В часы дневного Курнопаева сна бабушка посещала ипподром, чтобы проехаться на иноходце, позубоскалить с жокеями о доверчивых игроках на бегах. В секрете от дочери и зятя Лемуриха наведывалась на тот же ипподром раз в неделю вечером. Она делала только одну ставку и уносила домой горсть золотых монет с профилем Главного Правителя на орле. Она любила золотые монеты и никогда на них ничего не покупала, тем не менее ночью спокойно, будто сдирала фольгу с молочных бутылок, закладывала половину выигрыша в наконечник брандспойта, находившегося в коридоре, откуда монеты забирались той же ночью.
Лемуриха не обижала Курнопая, однако и не нянькалась с ним. Намочил под себя, орет — чепуха, уймется. Мужчине позарез нужна привычка к сырости. Зато на войне целыми днями в земляной жиже улежит и не чихнет.
Она разговаривала с младенцем Курнопаем мало, больше гулькала да корила за родителей: сроду не покатают на ноге собственное дитя, не поподбрасывают к потолку.

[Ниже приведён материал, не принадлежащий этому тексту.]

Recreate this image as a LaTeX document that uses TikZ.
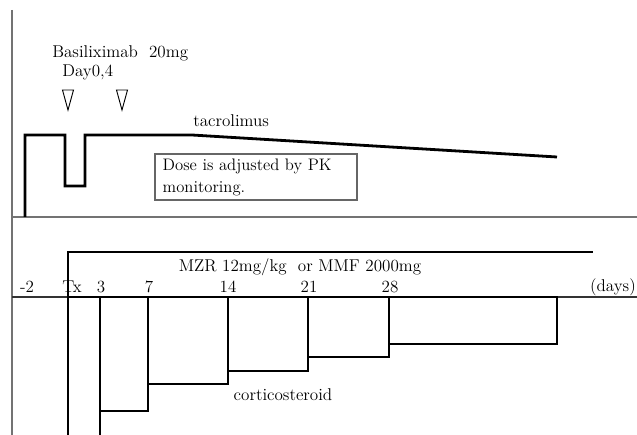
\documentclass[tikz,border=0pt]{standalone}
\usetikzlibrary{positioning}

\begin{document}
\begin{tikzpicture}[
    x=0.75pt, y=-0.75pt,
    drug/.style={line width=2.1pt, line join=miter},
    sep/.style={draw=black!55, line width=1pt},
    axis/.style={draw=black!80, line width=0.8pt},
    lbl/.style={font=\fontsize{12.8}{15}\selectfont, inner sep=0pt},
    note/.style={draw=black!60, line width=0.8pt, align=left, inner xsep=5.5pt, inner ysep=0pt, minimum width=151.5pt, minimum height=34.5pt, text width=140pt, font=\fontsize{12.5}{16.5}\selectfont},
    dosemark/.style={line width=0.7pt, line join=miter},
]
\useasboundingbox (0,0) rectangle (637,435);

% === frame lines ===
\draw[sep] (12,10) -- (12,435);
\draw[sep] (12,217) -- (637,217);
\draw[axis] (12,297) -- (637,297);

% === Basiliximab (upper part) ===
\node[lbl, anchor=west] (basi) at (52,53) {Basiliximab\ \ 20mg};
\node[lbl, anchor=west] (day) at (62,72) {Day0,4};
\coordinate (shot0) at (68,90);
\coordinate (shot4) at (122,90);
\foreach \s in {shot0, shot4}
    \draw[dosemark] (\s) ++(-5.5,0) -- ++(11,0) -- ++(-5.5,20) -- cycle;

% === tacrolimus ===
\draw[drug] (25,217) -- (25,135) -- (65,135) -- (65,186) -- (85,186) -- (85,135) -- (192,135) -- (557,157);
\node[lbl, anchor=west] (tac) at (193,121) {tacrolimus};
\node[note] (pknote) at (256,177) {Dose is adjusted by PK\\monitoring.};

% === days axis ===
\foreach \x/\d [count=\i] in {27/-2, 72/Tx, 101/3, 149/7, 228/14, 309/21, 390/28, 613/(days)}
    \node[lbl] (tick\i) at (\x,287) {\d};

% === MZR / MMF ===
\draw[drug] (68,435) -- (68,252) -- (593,252);
\node[lbl] (mzr) at (300,267) {MZR 12mg/kg\ \ or MMF 2000mg};

% === corticosteroid taper ===
\draw[drug] (68,297) -- (557,297) -- (557,344) -- (389,344) -- (389,357) -- (308,357) -- (308,371)
    -- (228,371) -- (228,384) -- (148,384) -- (148,411) -- (100,411) -- (100,435);
\foreach \x/\y in {100/411, 148/384, 228/371, 308/357, 389/344}
    \draw[drug] (\x,297) -- (\x,\y);
\node[lbl] (cort) at (283,395) {corticosteroid};
\end{tikzpicture}
\end{document}
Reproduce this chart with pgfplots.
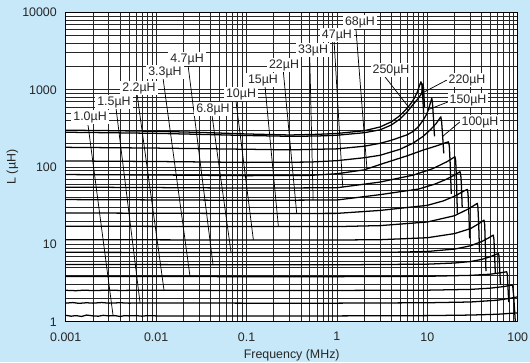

Ее словоохотливость не знала удержу, когда Курнопай не хотел засыпать. Она выдумывала снотворные байки об удавах, не пробуждающихся годами, о кондорах, дремлющих в полете, о глубоководных рыбах, которые не видели свету белого, но которым снятся радуги, небо, апельсиновое солнце. Не помогали байки, Лемуриха напевала колыбельные песни, чаще других колыбельную, составленную лично ею.
Однажды Лемуриха убаюкивала Курнопая, сидя под бразильской сосной, окутанной теплым запахом живицы. Неподалеку от дома находился свинцовый рудник. Пыль, которую выбрасывали из рудника вентиляторы, вызывала у Лемурихи кровотечение десен. Запах сосны врачевал десны. Лемуриха прижмуривала глаза от встречного света и не заметила, как поблизости остановился телевизионный корреспондент.
Незадолго до получки, чертыхаясь на зятя и дочь, заснувших в креслах перед телевизором, Лемуриха вдруг увидела на экране себя с Курнопаем, правда, голос едва узнала, он был глаже, а ей-то мнился занозистым, вроде неоструганной сосновой доски, просторней, с подвывом причитальщицы…
— Э, господа рабочие, очнитесь. Меня с Курнопой кажут.
Они не шелохнулись, пришлось будить пощечинами.
Слушая колыбельную про САМОГО, Ковылко (Лемуриха ненавидела его взрослое имя Чернозуб) пьяно бормотал:
— И откуда что выцарапала, моя храбрая теща?
Он стыдился того, что она когда-то стреляла из миномета по толпам безоружных рабочих. Мины были пластиковые, внутри мин находилась клейкая масса, сделанная из каучукового «молока» гевеи. Разляпистые брызги, попадая на людей, стягивались в шарики — разлазилась одежда, лопалась кожа, вырывались с корнем волосы. Хмельной Ковылко всегда метил напомнить Лемурихе о ее карательном прошлом. Не пощадил и теперь, в час, когда вся Самия слушала ее колыбельную и любовалась Курнопаем, который не хотел засыпать, тараща глазенки сквозь боковые оконца фаэтона.
Каска, глядя на экран, расплакалась от умиления.
— Ковылко, мама наша отмочила так отмочила! И склад, и лад! Глянь на нашего сыночка. Хо-о-ро-шенький! Нос сделался совсем перекурносей всех. Даже перекурносей маршала Данциг-Сикорского.
Ковылко мрачно позевывал.
— Чего ты, моя пулевая теща, колыбельную на манер плача? Дула бы на манер марша, с каким вы шарахали по народу.
— Марши, вишь, не по нутру. Ты, может, на САМОГО замахнешься?
— САМОГО не затрагивал.
— Еще бы затрагивал. Да вы б, ежели б не САМ, черви червями…
— Неужели к вашей расправе еще САМОГО пригребешь?
— Кабы ведала, было ли касательство САМОГО, пригребла. Марш, вишь, не по нутру. Я горжусь. Я дочке моей, внуку моему, тебе, смола, счастье обеспечила. Другой бы хвост по ветру распушил похлеще мустанга: матушку-тещу с сыном показывают на всю державу!
— Пыль — для рабочего человека это дело, никчемная трата судьбы. Наша душа в скромности. Ты ж свою душу для жаднюг, какие все бы капиталы мира захапали, все бы награды, все бы звания с чинами. Главправ твой за весь народ почести стяжал, один якобы за народ работу ломил. Кучка круг него тоже красовалась, будто бы всё за всех делала, и всё от нее и только от нее, впереди с Главправом. А уж после них — САМ.